**Direction:**
Take the listing from its first line through the line that contains "ax = fig.add_axes([74.5" and please retype those lines exactly, leaving out the pictures.

= = = =

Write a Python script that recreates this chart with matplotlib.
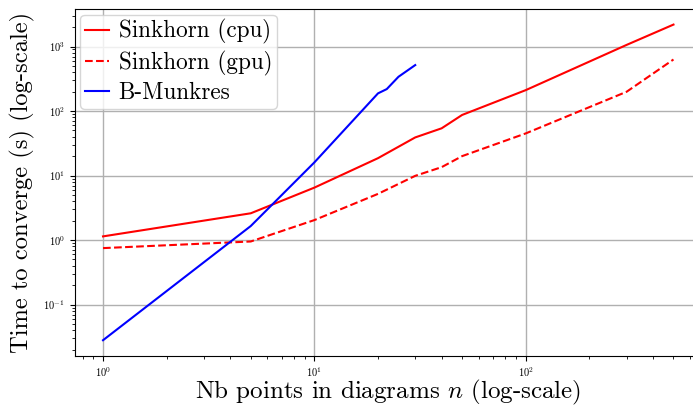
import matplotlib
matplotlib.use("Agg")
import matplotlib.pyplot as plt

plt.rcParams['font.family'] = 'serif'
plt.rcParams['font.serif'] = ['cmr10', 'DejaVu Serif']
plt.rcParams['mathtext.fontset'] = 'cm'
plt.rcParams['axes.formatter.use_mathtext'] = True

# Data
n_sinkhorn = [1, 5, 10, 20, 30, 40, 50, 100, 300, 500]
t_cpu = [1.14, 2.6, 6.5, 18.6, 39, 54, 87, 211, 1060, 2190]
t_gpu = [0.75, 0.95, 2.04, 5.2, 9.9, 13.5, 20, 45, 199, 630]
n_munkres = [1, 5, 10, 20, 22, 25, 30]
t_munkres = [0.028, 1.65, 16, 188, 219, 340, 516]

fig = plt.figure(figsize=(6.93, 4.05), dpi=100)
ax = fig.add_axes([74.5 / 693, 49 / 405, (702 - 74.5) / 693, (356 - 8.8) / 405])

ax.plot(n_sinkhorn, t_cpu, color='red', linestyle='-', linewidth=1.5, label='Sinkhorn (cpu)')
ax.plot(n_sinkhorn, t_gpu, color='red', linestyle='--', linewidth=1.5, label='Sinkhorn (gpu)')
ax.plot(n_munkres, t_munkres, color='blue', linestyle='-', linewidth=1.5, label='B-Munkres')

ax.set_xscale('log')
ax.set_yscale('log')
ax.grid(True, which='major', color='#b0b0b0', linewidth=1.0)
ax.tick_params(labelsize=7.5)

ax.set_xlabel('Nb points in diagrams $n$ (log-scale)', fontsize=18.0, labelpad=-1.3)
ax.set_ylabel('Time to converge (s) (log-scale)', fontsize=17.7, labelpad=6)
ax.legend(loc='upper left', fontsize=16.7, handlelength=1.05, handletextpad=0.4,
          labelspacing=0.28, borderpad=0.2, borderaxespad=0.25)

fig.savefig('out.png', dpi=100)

= = = =

**Answer in full:**
Write a Python script that recreates this chart with matplotlib.
import matplotlib
matplotlib.use("Agg")
import matplotlib.pyplot as plt

plt.rcParams['font.family'] = 'serif'
plt.rcParams['font.serif'] = ['cmr10', 'DejaVu Serif']
plt.rcParams['mathtext.fontset'] = 'cm'
plt.rcParams['axes.formatter.use_mathtext'] = True

# Data
n_sinkhorn = [1, 5, 10, 20, 30, 40, 50, 100, 300, 500]
t_cpu = [1.14, 2.6, 6.5, 18.6, 39, 54, 87, 211, 1060, 2190]
t_gpu = [0.75, 0.95, 2.04, 5.2, 9.9, 13.5, 20, 45, 199, 630]
n_munkres = [1, 5, 10, 20, 22, 25, 30]
t_munkres = [0.028, 1.65, 16, 188, 219, 340, 516]

fig = plt.figure(figsize=(6.93, 4.05), dpi=100)
ax = fig.add_axes([74.5 / 693, 49 / 405, (702 - 74.5) / 693, (356 - 8.8) / 405])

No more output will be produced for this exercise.